Mebendazole is an old, cheap, easily available drug approved for treating worm infestations. This paper (and many others) suggest it might be useful for treatments brain tumors, especially when combined with radiation. This article is about meningiomas but other articles mention GBM and Medulloblastomas!
In the case presented, the patient had a GBM but was allergic to Temodar so they had to try something different. They tried erltinib and Optune, which has resulted in stable disease for at least 9 months after radiation. It is only 1 case but shows brilliant thinking on the part of this patient's team. They chose Optune, which is the obvious choice, but since the patient overexpressed EGFR, they also added erlotinib. More research needs to be done on such combinations of Optune and therapies personalized to the patient!
This is just in mice at this point but it is an exciting new approach. I wish them luck and will be following this!
Adding Valproic Acid to the standard radiation and Temodar for GBM might help a lot without adding any more long term problems.
I am a little biased on this one as we gave them 3 grants - including our largest ever - to help get them to this point. They will be presenting 10 abstracts at next week's Society for Neuro-Oncology conference in New Orleans. This experimental drug - Onc-201 is the first of it's class - a DRD2/ DRD3 antagonist. Early results were very impressive, and we are hoping they present exciting news next week!

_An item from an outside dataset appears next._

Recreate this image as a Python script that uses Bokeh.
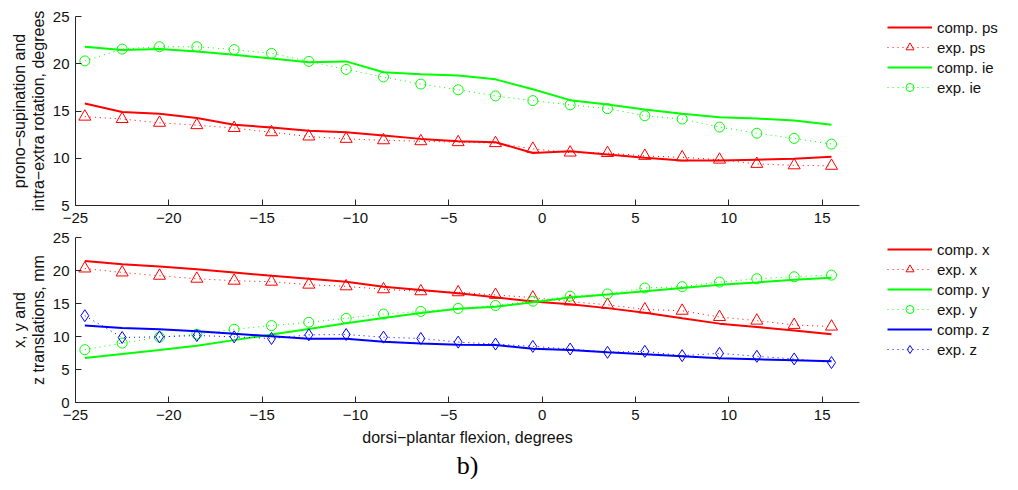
from bokeh.plotting import figure
from bokeh.layouts import column
from bokeh.models import Range1d, FixedTicker, Legend, LegendItem, Title
from bokeh.embed import file_html
from bokeh.resources import INLINE

# ---------------- data ----------------
flexion = [-24.5, -22.5, -20.5, -18.5, -16.5, -14.5, -12.5, -10.5, -8.5, -6.5, -4.5,
           -2.5, -0.5, 1.5, 3.5, 5.5, 7.5, 9.5, 11.5, 13.5, 15.5]

comp_ps = [15.8, 14.9, 14.7, 14.25, 13.55, 13.25, 12.9, 12.75, 12.4, 12.05, 11.8,
           11.7, 10.55, 10.75, 10.4, 10.05, 9.75, 9.75, 9.85, 9.95, 10.15]
exp_ps = [14.4, 14.15, 13.75, 13.5, 13.2, 12.75, 12.3, 12.05, 11.9, 11.8, 11.7,
          11.6, 11.0, 10.6, 10.55, 10.25, 10.1, 9.85, 9.4, 9.25, 9.2]
comp_ie = [21.8, 21.45, 21.55, 21.3, 20.95, 20.55, 20.15, 20.25, 19.1, 18.9, 18.75,
           18.35, 17.3, 16.15, 15.7, 15.15, 14.7, 14.35, 14.2, 14.0, 13.55]
exp_ie = [20.3, 21.55, 21.8, 21.8, 21.5, 21.1, 20.25, 19.4, 18.6, 17.85, 17.25,
          16.6, 16.1, 15.65, 15.25, 14.5, 14.15, 13.3, 12.65, 12.1, 11.5]

comp_x = [21.45, 20.95, 20.6, 20.2, 19.7, 19.2, 18.75, 18.3, 17.55, 17.05, 16.55,
          15.95, 15.3, 14.9, 14.3, 13.6, 12.75, 11.95, 11.45, 10.9, 10.35]
exp_x = [20.3, 19.7, 19.2, 18.75, 18.45, 18.3, 17.85, 17.6, 17.15, 16.85, 16.7,
         16.3, 15.9, 15.3, 14.8, 14.1, 13.9, 12.95, 12.4, 11.75, 11.5]
comp_y = [6.75, 7.35, 7.95, 8.6, 9.45, 10.3, 11.15, 12.0, 12.8, 13.55, 14.2,
          14.5, 15.2, 15.9, 16.35, 16.85, 17.35, 17.85, 18.2, 18.6, 18.9]
exp_y = [8.0, 9.0, 9.9, 10.35, 11.1, 11.65, 12.15, 12.75, 13.4, 13.8, 14.25,
         14.7, 15.35, 16.1, 16.45, 17.35, 17.55, 18.25, 18.75, 19.05, 19.3]
comp_z = [11.65, 11.3, 11.1, 10.8, 10.4, 10.05, 9.65, 9.65, 9.2, 8.95, 8.75,
          8.7, 8.15, 7.95, 7.6, 7.3, 7.0, 6.7, 6.55, 6.4, 6.25]
exp_z = [13.15, 9.85, 9.95, 10.15, 9.95, 9.7, 10.25, 10.3, 9.9, 9.7, 9.15,
         8.85, 8.5, 8.1, 7.6, 7.75, 7.1, 7.45, 7.0, 6.6, 6.05]

x_ticks = [-25, -20, -15, -10, -5, 0, 5, 10, 15]
x_tick_labels = ["\u221225", "\u221220", "\u221215", "\u221210", "\u22125", "0", "5", "10", "15"]
top_y_ticks = [5, 10, 15, 20, 25]
bot_y_ticks = [0, 5, 10, 15, 20, 25]

top_ylabel = "prono\u2212supination and\nintra\u2212extra rotation, degrees"
bot_ylabel = "x, y and\nz translations, mm"
xlabel = "dorsi\u2212plantar flexion, degrees"

RED, GREEN, BLUE = "#FF0000", "#00FF00", "#0000FF"
FONT = "Liberation Sans"
AX = "#262626"


def style(p, yticks):
    p.xgrid.visible = False
    p.ygrid.visible = False
    p.outline_line_color = None
    p.xaxis.ticker = FixedTicker(ticks=x_ticks)
    p.xaxis.major_label_overrides = dict(zip(x_ticks, x_tick_labels))
    p.yaxis.ticker = FixedTicker(ticks=yticks)
    for ax in (p.xaxis, p.yaxis):
        ax.major_tick_in = 6
        ax.major_tick_out = 0
        ax.minor_tick_in = 0
        ax.minor_tick_out = 0
        ax.axis_line_color = AX
        ax.major_tick_line_color = AX
        ax.major_label_text_font = FONT
        ax.major_label_text_font_size = "15px"
        ax.major_label_text_color = "#111111"
        ax.axis_label_text_font = FONT
        ax.axis_label_text_font_size = "16px"
        ax.axis_label_text_font_style = "normal"
        ax.axis_label_text_color = "#111111"
        ax.axis_label_text_line_height = 1.1
    p.xaxis.major_label_standoff = 7
    p.yaxis.major_label_standoff = 6
    p.yaxis.axis_label_standoff = 3


def add_series(p, series):
    items = []
    for label, ys, color, kind, marker, size in series:
        if kind == "comp":
            r = p.line(flexion, ys, line_color=color, line_width=2)
            items.append(LegendItem(label=label, renderers=[r]))
        else:
            r1 = p.line(flexion, ys, line_color=color, line_width=1, line_dash="1 4")
            r2 = p.scatter(flexion, ys, marker=marker, size=size, line_color=color,
                           fill_color=None, line_width=1)
            items.append(LegendItem(label=label, renderers=[r1, r2]))
    return items


def make_legend(items, loc):
    lg = Legend(items=items, location=loc)
    lg.padding = 0
    lg.margin = 0
    lg.spacing = 0
    lg.glyph_width = 45
    lg.glyph_height = 20
    lg.label_height = 20
    lg.label_standoff = 5
    lg.label_text_font = FONT
    lg.label_text_font_size = "15px"
    lg.label_text_color = "#111111"
    lg.border_line_color = None
    lg.background_fill_alpha = 0
    return lg


# ---------------- top panel ----------------
p1 = figure(frame_width=784, frame_height=189, output_backend="svg", toolbar_location=None,
            x_range=Range1d(-25, 17), y_range=Range1d(5, 25),
            min_border_left=75, min_border_right=151, min_border_top=16, min_border_bottom=24)
style(p1, top_y_ticks)
p1.yaxis.axis_label = top_ylabel
items1 = add_series(p1, [
    ("comp. ps", comp_ps, RED, "comp", None, 0),
    ("exp. ps", exp_ps, RED, "exp", "triangle", 12),
    ("comp. ie", comp_ie, GREEN, "comp", None, 0),
    ("exp. ie", exp_ie, GREEN, "exp", "circle", 10),
])
p1.add_layout(make_legend(items1, (28, 108)), "right")

# ---------------- bottom panel ----------------
p2 = figure(frame_width=784, frame_height=165, output_backend="svg", toolbar_location=None,
            x_range=Range1d(-25, 17), y_range=Range1d(0, 25),
            min_border_left=75, min_border_right=151, min_border_top=8, min_border_bottom=20)
style(p2, bot_y_ticks)
p2.yaxis.axis_label = bot_ylabel
p2.xaxis.axis_label = xlabel
p2.xaxis.axis_label_standoff = 6
items2 = add_series(p2, [
    ("comp. x", comp_x, RED, "comp", None, 0),
    ("exp. x", exp_x, RED, "exp", "triangle", 12),
    ("comp. y", comp_y, GREEN, "comp", None, 0),
    ("exp. y", exp_y, GREEN, "exp", "circle", 10),
    ("comp. z", comp_z, BLUE, "comp", None, 0),
    ("exp. z", exp_z, BLUE, "exp", "diamond", 12),
])
p2.add_layout(make_legend(items2, (28, 43)), "right")
p2.add_layout(Title(text="b)", align="center", offset=9, text_font="Liberation Serif",
                    text_font_size="26px", text_font_style="normal", text_color="#000000",
                    standoff=0), "below")

layout = column(p1, p2, spacing=0)
open("out.html", "w").write(file_html(layout, INLINE))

This study shows that biopsy of DIPG is not as dangerous as we thought. Years ago it was never done due to the dangers involved but with advances in pediatric neurosurgery, this study shows that in 53 patients, 2 had problems in surgery that resolved, and only 1 had long term neurological deficit. Of course if you are that one out of 53, it is horrible, but kids with this tumor all develop neuro problems and most die quickly. In the past it was not worth the risk as even if they were able to do a biopsy, it wouldn't matter much as there were no treatments anyway. Now we have access to a lot of targeted treatments that may help.
This is early work but since it is an approved drug for a different disease, it should be easy and fast to test as it can be used off label. I added it as a choice in the virtual trial so if anyone tries it, record it in our virtual trial registry so we can get an idea of if it helps or not. (Virtualtrials.com click on virtual trial)
This is one of my favorite trials and has just opened up in CA, MA and FL in addition to NC. The pediatric version is still only in NC.
Disclaimer: I am on the advisory board of the Preston Robert Tisch Brain Tumor Center at Duke University, and have given grants towards these projects.
These events are always interesting to watch!
This type of treatment worked miracles in other types of cancer. The first attempt in human glioblastoma wasn't spectacular but these researchers may have found a way to make it work at least in dogs and rats. Lets hope it translates to people!
This one is hard to interpret. The authors say that a low dose is just as effective as the standard dose of Avastin, but with less side effects (and less cost). They should have included the control gorup of patients who do not use Avastin. But it is something to think about.
This shows that Optune has finally hit the mainstream. 55 presentations at the major European brain tumor conference. Many of these are looking at ways to improve the outcomes, including new types of arrays, new placement of arrays for tumors lower in the skill and for pediatric patients.
This is the drug that we recently gave a million dollar grant to help support and speed up it's development! The mutation (H3K27 M) is very common in DIPG, and common in midline and thalmic malignant gliomas, more so in younger GBM patients. This experimental drug is in clinical trials. Check your pathology report to see if you have this mutation. If you do, contact us and we can help you find a trial. (It is so common in DIPG that no biopsy is needed to get into the trials for that tumor type - it is assumed they all have this)
I love this type of research. Invadopoia are small projections from the edges of tumnor cells that help allow them to move. Without the ability to move, the tumor is much less dangerous and more sensitive to normal treatments. This is a highly underappreciated target and they found 2 existing drugs which may target this. Of course, it is just theory now and needs to be tested but it is a promising approach!
Dr Schulder will be speaking about the new version of the Gamma Knife, but will also answer questions on any brain tumor related topic!
I am a big fan of Optune. It is the most effective approved treatment for gbms, but it is not good enough by itself. We need to find ways to make it work better. There are about 16 clinical trials going on now that involve Optune and ways to make it work better. Any of these trials are worthwhile to try. Experiments like this are needed to identify candidates for the trials.
This is a new STAT3 inhibitor. STAT3 has been known as a good target for brain tumors but until now we did not have a good drug to target it. This was just the first in human doses of the drug so it is way too early to tell if it will work, but it may become an important tool in the ultimate cocktail.
Researchers at Duke identified why brain tumor patients have such low t cell counts - as low as that of AIDs patients. Now we just need to figure out how to use this information!
I would like to emphasis that this is a collaboration between the Musella Foundation, the Cure Starts Now Foundation, and the Michael Mosier Defeat DIPG Foundation! we couldn't have done this without them.